Wherever they come from, the thousands of miles any avocado has to travel to get to Britain means they leave a heavy carbon footprint.
This is because they are perishable but cannot be frozen because it alters their texture.
They must therefore be transported either by air or in air-conditioned container ships so they ripen at just the right moment.
Their relatively heavy weight and bulky packaging to prevent bruising further ratchets up their carbon footprint. Two avocados have a footprint of 846g of CO2, compared to 160g for two bananas.
The enormous amounts of water required to grow avocados is even more of an eco-issue in countries without Mexico’s volcanic soil. It can take as much as 1,000 litres (220 gallons) to grow a single kilo (about three avocados).
The Chilean province of Petorca is suffering an acute water shortage thanks to ‘green gold’. Water has been privatised in Chile (which specialises in the Hass variety so popular in the UK), meaning that those who pay — such as deep-pocketed big avocado growers — can use as much as they want.

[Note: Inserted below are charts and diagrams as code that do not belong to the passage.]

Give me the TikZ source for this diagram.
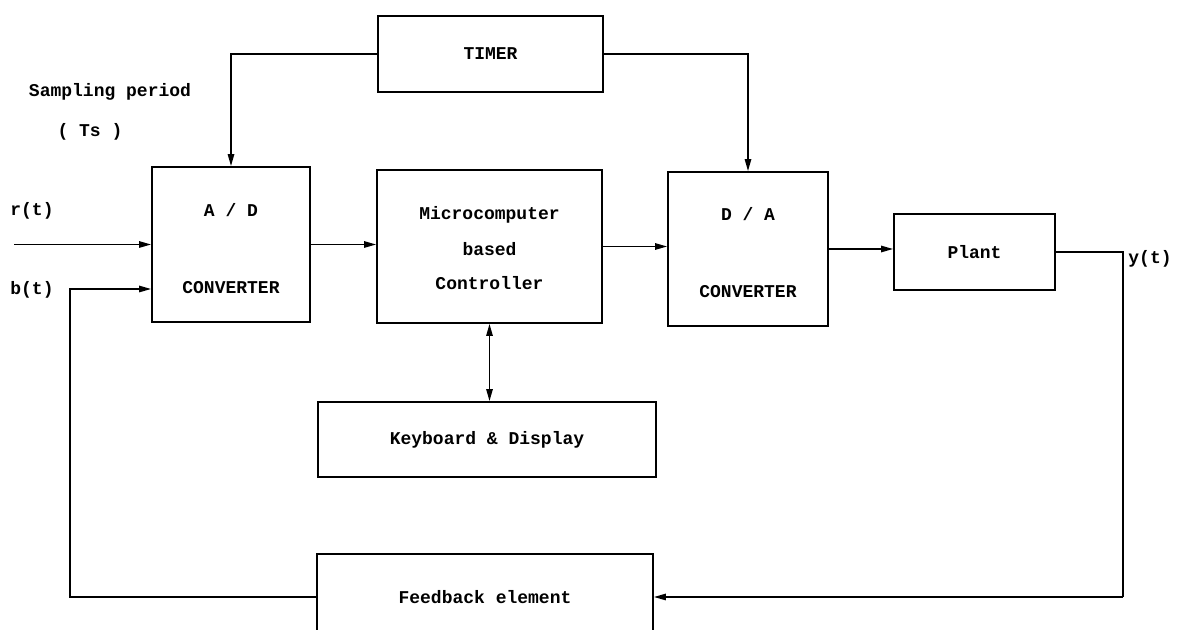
\documentclass[tikz,border=0pt]{standalone}
\usepackage{fontspec}
\setmonofont{Liberation Mono}
\usetikzlibrary{arrows.meta}
\begin{document}
\begin{tikzpicture}[x=0.5pt,y=-0.5pt,
  blk/.style={draw,line width=0.9pt,rectangle,inner sep=0pt,align=center,font=\ttfamily\bfseries\fontsize{9}{10}\selectfont},
  lbl/.style={inner sep=0pt,font=\ttfamily\bfseries\fontsize{9}{10}\selectfont},
  arr/.style={line width=0.8pt,-{Triangle[length=6pt,width=3.2pt]}},
  darr/.style={line width=0.8pt,{Triangle[length=6pt,width=3.2pt]}-{Triangle[length=6pt,width=3.2pt]}},
  ln/.style={line width=0.8pt}]
\useasboundingbox (0,0) rectangle (1184,630);
\clip (0,0) rectangle (1184,630);
\fill[white] (0,0) rectangle (1184,630);
% blocks
\node[blk,minimum width=112.5pt,minimum height=38pt] (timer) at (490.5,54) {TIMER};
\node[blk,minimum width=79pt,minimum height=77.5pt] (ad) at (231,244.5) {};
\node[lbl] (adt) at (231,210) {A / D};
\node[lbl] (adb) at (231,288) {CONVERTER};
\node[blk,minimum width=112.5pt,minimum height=76.5pt] (mc) at (489.5,246.5) {};
\node[lbl] (mc1) at (489.5,215) {Microcomputer};
\node[lbl] (mc2) at (489.5,249) {based};
\node[lbl] (mc3) at (489.5,283) {Controller};
\node[blk,minimum width=80pt,minimum height=77pt] (da) at (748,249) {};
\node[lbl] (dat) at (748,214) {D / A};
\node[lbl] (dab) at (748,292) {CONVERTER};
\node[blk,minimum width=80.5pt,minimum height=38pt] (plant) at (974.5,252) {Plant};
\node[blk,minimum width=169pt,minimum height=37.5pt] (kb) at (487,439.5) {Keyboard \& Display};
\node[blk,minimum width=168pt,minimum height=43pt] (fb) at (485,597) {Feedback element};
% labels
\node[lbl] (sp) at (110,92) {Sampling period};
\node[lbl] (ts) at (90,132) {( Ts )};
\node[lbl] (rt) at (32,211) {r(t)};
\node[lbl] (bt) at (32,290) {b(t)};
\node[lbl] (yt) at (1150,259) {y(t)};
% connectors
\coordinate (rin) at (14,244.5);
\coordinate (bcorner) at (70,289);
\coordinate (ycorner) at (1123,597);
\draw[arr] (timer.west) -| (ad.north);
\draw[arr] (timer.east) -| (da.north);
\draw[arr] (rin) -- (ad.west);
\draw[arr] (fb.west) -| (bcorner) -- (bcorner -| ad.west);
\draw[arr] (ad.east) -- (ad.east -| mc.west);
\draw[arr] (mc.east) -- (mc.east -| da.west);
\draw[arr] (da.east) -- (da.east -| plant.west);
\draw[ln] (plant.east) -| (ycorner);
\draw[arr] (ycorner) -- (fb.east);
\draw[darr] (mc.south) -- (mc.south |- kb.north);
\end{tikzpicture}
\end{document}
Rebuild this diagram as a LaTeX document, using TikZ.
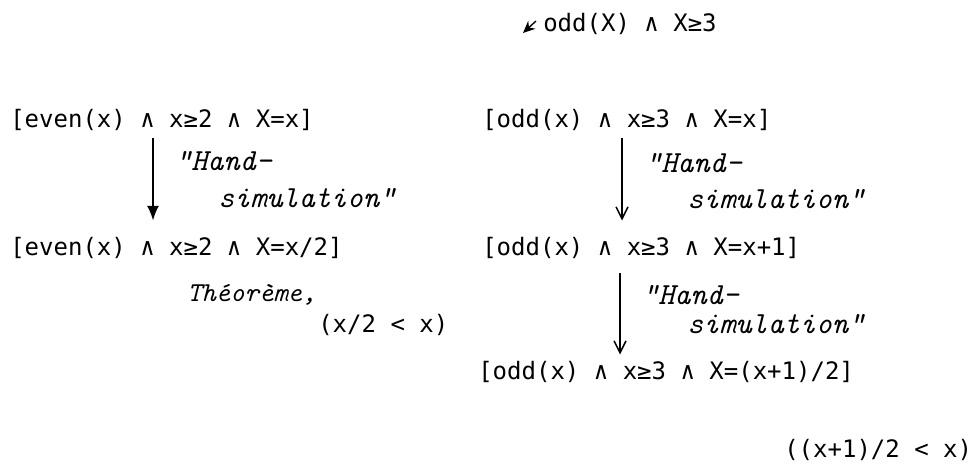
\documentclass[tikz,border=0pt]{standalone}
\usepackage{fontspec}
\newfontfamily\exprfont{DejaVu Sans Mono}
\usetikzlibrary{arrows.meta, calc}

\tikzset{
    expr/.style={anchor=base west, inner sep=0pt, font=\exprfont\fontsize{18}{22}\selectfont},
    hand/.style={anchor=base west, inner sep=0pt, font=\ttfamily\itshape\fontsize{23}{27}\selectfont},
    solid arrow/.style={line width=1.3pt, -{Latex[length=11pt, width=9pt]}},
    open arrow/.style={line width=1.1pt, -{Straight Barb[length=9pt, width=9pt]}}
}

\begin{document}
\begin{tikzpicture}[x=0.75pt, y=-0.75pt]
    \useasboundingbox (0,0) rectangle (974,465);

    % Goal
    \coordinate (fragA) at (536,21);
    \coordinate (fragB) at (523,33);
    \draw[-{Stealth[length=9pt, width=8pt]}, line width=1pt] (fragA) -- (fragB);
    \node[expr] (goal) at (543,31) {odd(X) ∧ X≥3};

    % Even case
    \node[expr] (even1) at (10,127) {[even(x) ∧ x≥2 ∧ X=x]};
    \node[expr] (even2) at (10,255) {[even(x) ∧ x≥2 ∧ X=x/2]};
    \draw[solid arrow] ($(even1.south west)+(143,8)$) -- ($(even2.north west)+(143,-16)$);
    \node[hand, font=\ttfamily\itshape\fontsize{20.5}{24}\selectfont] (thm) at (187,301) {Théorème,};
    \node[expr] (less1) at (318,332) {(x/2 < x)};

    % Odd case
    \node[expr] (odd1) at (482,127) {[odd(x) ∧ x≥3 ∧ X=x]};
    \node[expr] (odd2) at (482,255) {[odd(x) ∧ x≥3 ∧ X=x+1]};
    \node[expr] (odd3) at (478,379) {[odd(x) ∧ x≥3 ∧ X=(x+1)/2]};
    \draw[open arrow] ($(odd1.south west)+(140,8)$) -- ($(odd2.north west)+(140,-16)$);
    \draw[open arrow] ($(odd2.south west)+(138,15)$) -- ($(odd3.north west)+(142,-6)$);
    \node[expr] (less2) at (784,457) {((x+1)/2 < x)};

    % Hand-simulation labels
    \foreach \n/\x/\y/\xx/\yy in {a/175/170/218/207, b/645/172/687/208, c/642/304/687/333} {
        \node[hand] (hand\n) at (\x,\y) {"Hand-};
        \node[hand] (sim\n) at (\xx,\yy) {simulation"};
    }
\end{tikzpicture}
\end{document}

When activists complained after a 2012 aerial survey revealed 64 pipelines were diverting river water underground to irrigate the orchards, they received death threats. Local rivers have now dried up and supplies have to be trucked in for local people while the avocado farms rely on artificial reservoirs.
Although the avocado is essentially a jungle plant, greedy growers are determined to cultivate it in dry, perennially sunny areas such as California, where orchards sap water from a state already prone to wildfires and drought.

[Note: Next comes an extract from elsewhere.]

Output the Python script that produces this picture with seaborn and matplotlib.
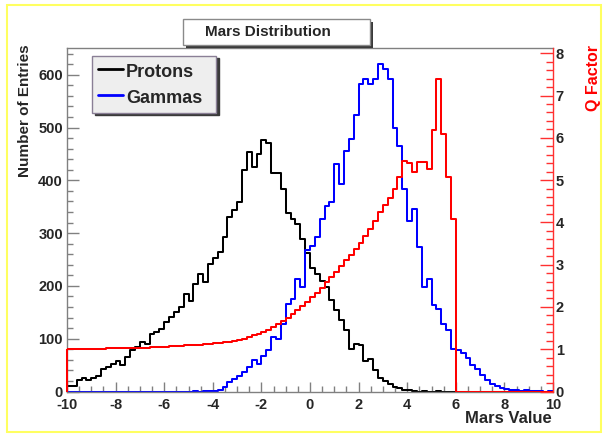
import numpy as np
import pandas as pd
import matplotlib
matplotlib.use("Agg")
import matplotlib.pyplot as plt
import seaborn as sns
from matplotlib.lines import Line2D
from matplotlib.patches import Rectangle
from matplotlib.ticker import MultipleLocator

sns.set_style("white")
plt.rcParams["font.family"] = ["Liberation Sans", "DejaVu Sans"]

# ---------------- data (100 bins from -10 to 10) ----------------
protons = [
    11, 10, 22, 26, 22, 25, 30, 43, 46, 53,
    58, 51, 66, 78, 84, 93, 90, 108, 113, 119,
    131, 141, 150, 160, 185, 172, 204, 223, 207, 242,
    252, 264, 292, 330, 343, 359, 419, 453, 425, 450,
    476, 470, 413, 413, 384, 338, 327, 318, 289, 262,
    233, 222, 210, 198, 174, 155, 136, 116, 80, 90,
    88, 57, 62, 40, 25, 20, 14, 8, 6, 3,
    2, 1, 0, 1, 0, 0, 1, 0, 0, 0,
    0, 0, 0, 0, 0, 0, 0, 0, 0, 0,
    0, 0, 0, 0, 0, 0, 0, 0, 0, 0,
]
gammas = [
    0, 0, 0, 0, 0, 0, 0, 0, 0, 0,
    0, 0, 0, 0, 0, 0, 0, 0, 0, 0,
    0, 0, 0, 0, 0, 0, 1, 0, 1, 1,
    1, 2, 8, 18, 24, 30, 37, 46, 59, 53,
    68, 78, 103, 100, 128, 166, 176, 213, 198, 268,
    276, 292, 327, 352, 359, 431, 393, 456, 479, 523,
    583, 592, 583, 592, 621, 610, 592, 499, 465, 384,
    322, 345, 273, 198, 213, 163, 157, 127, 116, 81,
    78, 72, 64, 50, 42, 32, 22, 15, 11, 7,
    4, 2, 2, 1, 2, 1, 1, 1, 0, 1,
]
q_factor = [
    1.00, 1.00, 1.00, 1.00, 1.01, 1.01, 1.01, 1.01, 1.02, 1.02,
    1.02, 1.02, 1.03, 1.03, 1.03, 1.04, 1.04, 1.05, 1.05, 1.06,
    1.06, 1.07, 1.07, 1.08, 1.09, 1.09, 1.10, 1.11, 1.12, 1.13,
    1.14, 1.15, 1.16, 1.18, 1.20, 1.22, 1.25, 1.29, 1.33, 1.37,
    1.41, 1.46, 1.52, 1.59, 1.66, 1.74, 1.83, 1.92, 2.02, 2.12,
    2.23, 2.34, 2.46, 2.58, 2.70, 2.83, 2.97, 3.10, 3.24, 3.38,
    3.52, 3.67, 3.84, 4.04, 4.25, 4.42, 4.58, 4.80, 5.08, 5.45,
    5.40, 5.20, 5.43, 5.43, 5.26, 6.18, 7.40, 6.10, 5.07, 4.07,
    0, 0, 0, 0, 0, 0, 0, 0, 0, 0,
    0, 0, 0, 0, 0, 0, 0, 0, 0, 0,
]
series_labels = ["Protons", "Gammas"]
x_ticks = [-10, -8, -6, -4, -2, 0, 2, 4, 6, 8, 10]
left_ticks = [0, 100, 200, 300, 400, 500, 600]
right_ticks = [0, 1, 2, 3, 4, 5, 6, 7, 8]
title_text = "Mars Distribution"
x_label = "Mars Value"
y_label = "Number of Entries"
y2_label = "Q Factor"

edges = np.linspace(-10, 10, len(protons) + 1)
centers = (edges[:-1] + edges[1:]) / 2
bin_list = [float(e) for e in edges]
df = pd.DataFrame({"mars": centers, "Protons": protons,
                   "Gammas": gammas, "Q": q_factor})

# ---------------- figure ----------------
W, H = 608, 434
fig = plt.figure(figsize=(W / 100, H / 100), dpi=100)
fig.patch.set_facecolor("white")

x0, x1, y0, y1 = 67, 553, 48.3, 391.5
ax = fig.add_axes([x0 / W, 1 - y1 / H, (x1 - x0) / W, (y1 - y0) / H])

LW = 1.45
sns.histplot(data=df, x="mars", weights="Protons", bins=bin_list, element="step",
             fill=False, color="black", linewidth=LW, ax=ax)
sns.histplot(data=df, x="mars", weights="Gammas", bins=bin_list, element="step",
             fill=False, color="#0000ff", linewidth=LW, ax=ax)

ax2 = ax.twinx()
sns.histplot(data=df, x="mars", weights="Q", bins=bin_list, element="step",
             fill=False, color="#ff0000", linewidth=LW, ax=ax2)
# rising edge of the Q-factor outline at the first bin edge
ax2.vlines(edges[0], 0, q_factor[0], color="#ff0000", linewidth=LW,
           clip_on=False)

# ---------------- axes styling ----------------
grey = "#808080"
ax.set_xlim(-10, 10)
ax.set_ylim(0, 650)
ax.set_xticks(x_ticks)
ax.set_xticklabels([str(t) for t in x_ticks])
ax.xaxis.set_minor_locator(MultipleLocator(0.5))
ax.set_yticks(left_ticks)
ax.set_yticklabels([str(t) for t in left_ticks])
ax.yaxis.set_minor_locator(MultipleLocator(20))
ax.tick_params(axis="both", which="both", direction="in", color=grey, width=1,
               bottom=True, left=True, top=False, right=False,
               labelsize=10.5)
ax.tick_params(axis="x", which="major", length=7.5, pad=5)
ax.tick_params(axis="x", which="minor", length=4)
ax.tick_params(axis="y", which="major", length=8.5, pad=3)
ax.tick_params(axis="y", which="minor", length=4.5)
for lab in ax.get_xticklabels() + ax.get_yticklabels():
    lab.set_fontweight("bold")
for s in ["left", "top", "bottom"]:
    ax.spines[s].set_color(grey)
    ax.spines[s].set_linewidth(1)
ax.spines["right"].set_visible(False)

ax.set_xlabel(x_label, loc="right", fontsize=12, fontweight="bold")
ax.xaxis.set_label_coords(0.998, -(411 - y1) / (y1 - y0))
ax.set_ylabel(y_label, loc="top", fontsize=11, fontweight="bold")
ax.yaxis.set_label_coords((32 - x0) / (x1 - x0), 1.01)

ax2.set_ylim(0, 8 * (y1 - y0) / (y1 - 53.3))
ax2.set_yticks(right_ticks)
ax2.set_yticklabels([str(t) for t in right_ticks])
ax2.yaxis.set_minor_locator(MultipleLocator(0.2))
ax2.tick_params(axis="y", which="both", direction="in", color="#ff3030",
                width=1, right=True, left=False, labelright=True,
                labelleft=False, labelsize=10.5, pad=2)
ax2.tick_params(axis="y", which="major", length=9.5)
ax2.tick_params(axis="y", which="minor", length=5)
for lab in ax2.get_yticklabels():
    lab.set_fontweight("bold")
for s in ["left", "top", "bottom"]:
    ax2.spines[s].set_visible(False)
ax2.spines["right"].set_color("#ff3030")
ax2.spines["right"].set_linewidth(1)
ax2.set_ylabel(y2_label, loc="top", fontsize=11.5, fontweight="bold",
               color="#ff0000")
ax2.yaxis.set_label_coords((586 - x0) / (x1 - x0), 1.01)

# ---------------- legend ----------------
handles = [Line2D([], [], color="black", lw=2),
           Line2D([], [], color="#0000ff", lw=2)]
leg = ax2.legend(handles=handles, labels=series_labels, loc="upper left",
                 bbox_to_anchor=((92 - x0) / (x1 - x0), 1 - (59 - y0) / (y1 - y0),
                                 124 / (x1 - x0), 0.01),
                 mode="expand", borderaxespad=0, frameon=True, fancybox=False,
                 shadow={"color": "#3a3a3a", "alpha": 1},
                 facecolor="#eeeeee", edgecolor="#8a7f96", framealpha=1,
                 handlelength=1.4, handletextpad=0.17, borderpad=0.32,
                 handleheight=1.27, labelspacing=0.33,
                 prop={"weight": "bold", "size": 13})
leg.get_frame().set_linewidth(1)

# ---------------- title box ----------------
bx0, by0, bx1, by1 = 183, 19.5, 370, 44.5
fig.patches.append(Rectangle(((bx0 + 3) / W, 1 - (by1 + 3) / H),
                             (bx1 - bx0) / W, (by1 - by0) / H,
                             transform=fig.transFigure, facecolor="#3a3a3a",
                             edgecolor="none", zorder=1))
fig.patches.append(Rectangle((bx0 / W, 1 - by1 / H),
                             (bx1 - bx0) / W, (by1 - by0) / H,
                             transform=fig.transFigure, facecolor="white",
                             edgecolor="#8a8a8a", lw=1, zorder=2))
fig.text(268 / W, 1 - 31.5 / H, title_text, ha="center", va="center",
         fontsize=11, fontweight="bold", zorder=3)

# ---------------- outer canvas border ----------------
fig.patches.append(Rectangle((7 / W, 1 - 432 / H), (601 - 7) / W, (432 - 5) / H,
                             transform=fig.transFigure, fill=False,
                             edgecolor="#ffff60", lw=1.5, zorder=0))

fig.savefig("out.png", dpi=100)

In Israel, avocado trees are irrigated with treated waste-water, prompting fears that harmful nano-particles are not only permanently damaging the soil but penetrating the fruit.
The Chinese are being gripped by avocado mania, too, so demand is expected to keep soaring.
But given the damaging cost of ‘avocado fever’, might it not be better to eat them more sparingly — and not, for example, serve them up on silver platters?
Since Meghan’s guest was invited to high tea, surely it should have been a case of let him eat cake.